Apesar da resposta imediata que lhe passou pela mente, de que nada mais existia além da morte, foi na continuação da leitura do Evangelho que Nekludov encontrou "imediatamente uma verdade clara, simples, evidente":

 

"O único remédio possível para o mal que fazia sofrer aos homens consistia em ter os homens de reconhecer sempre a sua dívida para com Deus e, consequentemente, não possuirem direito algum de punir ou julgar a seus semelhantes. Compreendeu que o terrível mal presenciado nas prisões e nos comboios, e que a segurança tranquila daqueles que produziam ou toleravam esse mal, provinham unicamente de uma coisa muito simples. Eram homens maus, pretendendo corrigir o mal. Eram homens viciados, empreendendo corrigir o vício. Ora, sendo viciados, só podiam propagar o vício em vez de corrigi-lo; sendo corrompidos, só podiam espalhar a própria corrupção.
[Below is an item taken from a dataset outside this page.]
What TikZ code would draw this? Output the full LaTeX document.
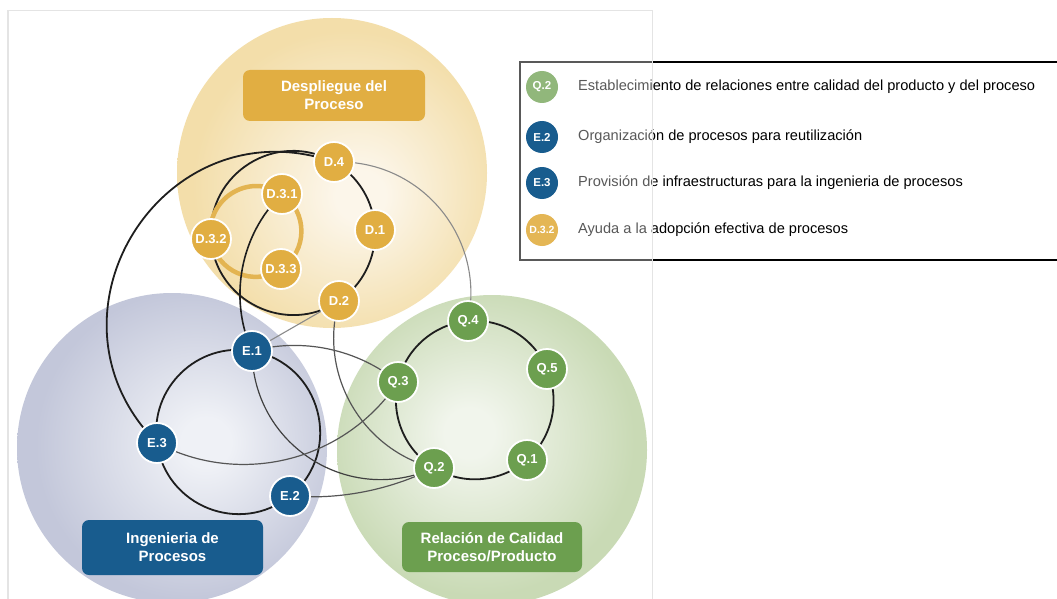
\documentclass[tikz,border=0pt]{standalone}
\usepackage{fontspec}
\setmainfont{Liberation Sans}

% palette
\definecolor{dGold}{HTML}{E1AE42}
\definecolor{eBlue}{HTML}{185C8E}
\definecolor{qGreen}{HTML}{6C9F4F}
\definecolor{ringInk}{HTML}{1E1E1E}
\definecolor{linkInk}{HTML}{555555}
\definecolor{faintInk}{HTML}{8A8A8A}
\definecolor{frameGray}{HTML}{E4E4E4}
\definecolor{ylIn}{HTML}{FCF6EA}
\definecolor{ylOut}{HTML}{F3DEAA}
\definecolor{blIn}{HTML}{EFF1F6}
\definecolor{blOut}{HTML}{C3C7DA}
\definecolor{grIn}{HTML}{F1F5EC}
\definecolor{grOut}{HTML}{C9DAB5}

% soft glow of the three area discs
\pgfdeclareradialshading{ylglow}{\pgfpoint{5bp}{-4bp}}{color(0bp)=(ylIn); color(4bp)=(ylIn); color(25bp)=(ylOut); color(50bp)=(ylOut)}
\pgfdeclareradialshading{blglow}{\pgfpoint{6bp}{1bp}}{color(0bp)=(blIn); color(4bp)=(blIn); color(25bp)=(blOut); color(50bp)=(blOut)}
\pgfdeclareradialshading{grglow}{\pgfpoint{-4bp}{3bp}}{color(0bp)=(grIn); color(4bp)=(grIn); color(25bp)=(grOut); color(50bp)=(grOut)}

\pgfdeclarelayer{areas}
\pgfdeclarelayer{links}
\pgfsetlayers{areas,links,main}

\tikzset{
  stage/.style={circle, minimum size=40pt, inner sep=0pt, draw=white, line width=1.8pt,
    text=white, font=\bfseries\fontsize{13}{13}\selectfont},
  dnode/.style={stage, fill=dGold},
  enode/.style={stage, fill=eBlue},
  qnode/.style={stage, fill=qGreen},
  ring/.style={draw=ringInk, line width=1.8pt},
  link/.style={draw=linkInk, line width=1.2pt},
  faint link/.style={draw=faintInk, line width=1.1pt},
  subring/.style={draw=dGold!92!white, line width=4.5pt},
  areabox/.style={rounded corners=7pt, text=white, align=center, inner sep=0pt,
    font=\bfseries\fontsize{15}{18}\selectfont},
  keydot/.style={circle, minimum size=32pt, inner sep=0pt, text=white,
    font=\bfseries\fontsize{11.5}{12}\selectfont},
  keytext/.style={anchor=west, inner sep=0pt, text height=10pt, text depth=3pt,
    font=\fontsize{14.6}{16}\selectfont},
}

\begin{document}
\begin{tikzpicture}[x=1pt,y=1pt]
\useasboundingbox (0,0) rectangle (1057,-599);

% ---- process nodes ----
\node[dnode] (D4)  at (334,-162) {D.4};
\node[dnode] (D1)  at (375,-230) {D.1};
\node[dnode] (D2)  at (339,-301) {D.2};
\node[dnode] (D31) at (282,-194) {D.3.1};
\node[dnode] (D32) at (211,-239) {D.3.2};
\node[dnode] (D33) at (281,-269) {D.3.3};
\node[enode] (E1)  at (252,-351) {E.1};
\node[enode] (E3)  at (157,-443) {E.3};
\node[enode] (E2)  at (290,-496) {E.2};
\node[qnode] (Q4)  at (468,-321) {Q.4};
\node[qnode] (Q5)  at (547,-369) {Q.5};
\node[qnode] (Q1)  at (527,-460) {Q.1};
\node[qnode] (Q2)  at (434,-468) {Q.2};
\node[qnode] (Q3)  at (398,-382) {Q.3};

% ---- area titles ----
\node[areabox, fill=dGold, minimum width=182pt, minimum height=51pt] (dbox) at (334,-95.5) {Despliegue del\\Proceso};
\node[areabox, fill=eBlue, minimum width=181pt, minimum height=55pt] (ebox) at (172.5,-547.5) {Ingenieria de\\Procesos};
\node[areabox, fill=qGreen, minimum width=180pt, minimum height=50pt] (qbox) at (492,-547) {Relación de Calidad\\Proceso/Producto};

% ---- area discs ----
\begin{pgfonlayer}{areas}
  \fill[white] (0,0) rectangle (1057,-599);
  \shade[shading=blglow] (172,-448) circle[radius=155];
  \shade[shading=grglow] (492,-450) circle[radius=155];
  \shade[shading=ylglow] (332,-173) circle[radius=155];
\end{pgfonlayer}

% ---- connections ----
\begin{pgfonlayer}{links}
  % deployment ring
  \draw[ring] (D4.center) to[bend left=29, looseness=0.91] (D1.center)
              to[bend left=29, looseness=0.91] (D2.center)
              to[bend left=60, looseness=1.13] (D32.center)
              to[bend left=62, looseness=1.16] (D4.center);
  % adoption sub-ring
  \draw[subring] (D31.center) to[bend left=56, looseness=1.09] (D33.center)
                 to[bend left=57.5, looseness=1.11] (D32.center)
                 to[bend left=66.5, looseness=1.22] (D31.center);
  % engineering ring
  \draw[ring] (E1.center) to[bend left=65.5, looseness=1.2] (E2.center)
              to[bend left=60.5, looseness=1.14] (E3.center)
              to[bend left=54, looseness=1.07] (E1.center);
  % quality ring
  \draw[ring] (Q4.center) to[bend left=36, looseness=0.94] (Q5.center)
              to[bend left=36, looseness=0.94] (Q1.center)
              to[bend left=36, looseness=0.94] (Q2.center)
              to[bend left=36, looseness=0.94] (Q3.center)
              to[bend left=36, looseness=0.94] (Q4.center);
  % cross-area links
  \draw[ring] (E3.center) to[bend left=77, looseness=1.39] (D4.center);
  \draw[ring, line width=1.6pt] (D31.center) to[bend right=35, looseness=0.93] (E1.center);
  \draw[faint link] (D4.center) to[bend left=52, looseness=1.06] (Q4.center);
  \draw[faint link] (E1.center) -- (D2.center);
  \draw[link] (E1.center) to[bend left=27, looseness=0.9] (Q3.center);
  \draw[link, draw=ringInk!85] (E1.center) to[bend right=57, looseness=1.11] (Q2.center);
  \draw[link] (E3.center) to[bend right=42, looseness=0.98] (Q3.center);
  \draw[link] (E2.center) to[bend right=15.5, looseness=0.87] (Q2.center);
  \draw[link] (D2.center) to[bend right=46, looseness=1.0] (Q2.center);
\end{pgfonlayer}

% ---- key ----
\node[draw=black, line width=1.6pt, fill=white, anchor=north west, minimum width=545pt, minimum height=198pt, inner sep=0pt] (key) at (519,-61) {};
\node[keytext] (tq2) at (578,-87) {Establecimiento de relaciones entre calidad del producto y del proceso};
\node[keytext] (te2) at (578,-137) {Organización de procesos para reutilización};
\node[keytext] (te3) at (578,-183) {Provisión de infraestructuras para la ingenieria de procesos};
\node[keytext] (td32) at (578,-230) {Ayuda a la adopción efectiva de procesos};

% part of the key frame and text inside the figure frame is washed out
\fill[white, opacity=0.35] (516,-57) rectangle (652,-263);

\node[keydot, fill=qGreen!75!white] (kq2) at (542,-87) {Q.2};
\node[keydot, fill=eBlue] (ke2) at (542,-137) {E.2};
\node[keydot, fill=eBlue] (ke3) at (542,-183) {E.3};
\node[keydot, fill=dGold!90!white, font=\bfseries\fontsize{10.5}{11}\selectfont] (kd32) at (542,-230) {D.3.2};

% ---- figure frame ----
\draw[frameGray, line width=1.3pt] (8,-605) |- (652.5,-10.5) -- (652.5,-605);
\end{tikzpicture}
\end{document}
A resposta que Nekhludov procurava, angustiado, era a mesma resposta que Jesus dera a Pedro: que se devia perdoar sempre, não sete vezes, mas setenta vezes sete".

 

E foi na leitura do Sermão da Montanha que encontrou "preceitos claros, simples, práticos, fáceis de aplicar, e cuja adoção teria por consequência imediata criar uma sociedade humana absolutamente nova, suprimindo toda a violência e injustiça e, na medida da fraqueza humana, inaugurando na terra o reino dos Céus".

 

Como sintetiza Tolstói, os cinco preceitos são:

 

"O primeiro dizia que não somente o homem não devia matar outro homem, seu irmão, mas não devia irritar-se com ele, acusá-lo ou desprezá-lo; e que, tendo brigado com outro, devia reconciliar-se antes de oferecer qualquer preceito a Deus, isto é, antes de unir-se a Deus pela oração.

 

O segundo preceito afirmava que não só o homem não devia render-se à sensualidade, mas também não devia profanar a beleza da mulher, fazendo dela um instrumento de vil prazer; e, casando-se, devia considerar-se unido a ela para sempre.

 

O terceiro preceito rezava que o homem nada devia prometer sob juramento, por não ser senhor de si mesmo, nem de pessoa alguma.

 

No quarto preceito o homem não só não devia exigir olho por olho, mas quando o batessem numa das faces, devia oferecer a outra; devia perdoar as ofensas, suportá-las com resignação e nada recusar que exigissem dele os outros homens.

 

E finalmente preceituava o quinto que o homem não só não devia odiar aos seus inimigos ou lutar contra eles, senão amá-los, auxiliá-los e servi-los".

 

Eis a conversão que nos é exigida para a ressurreição, juntamente com a pergunta que volta a nos interpelar nesta Quarta-feira de Cinzas: "E vós, quem dizeis que eu sou?"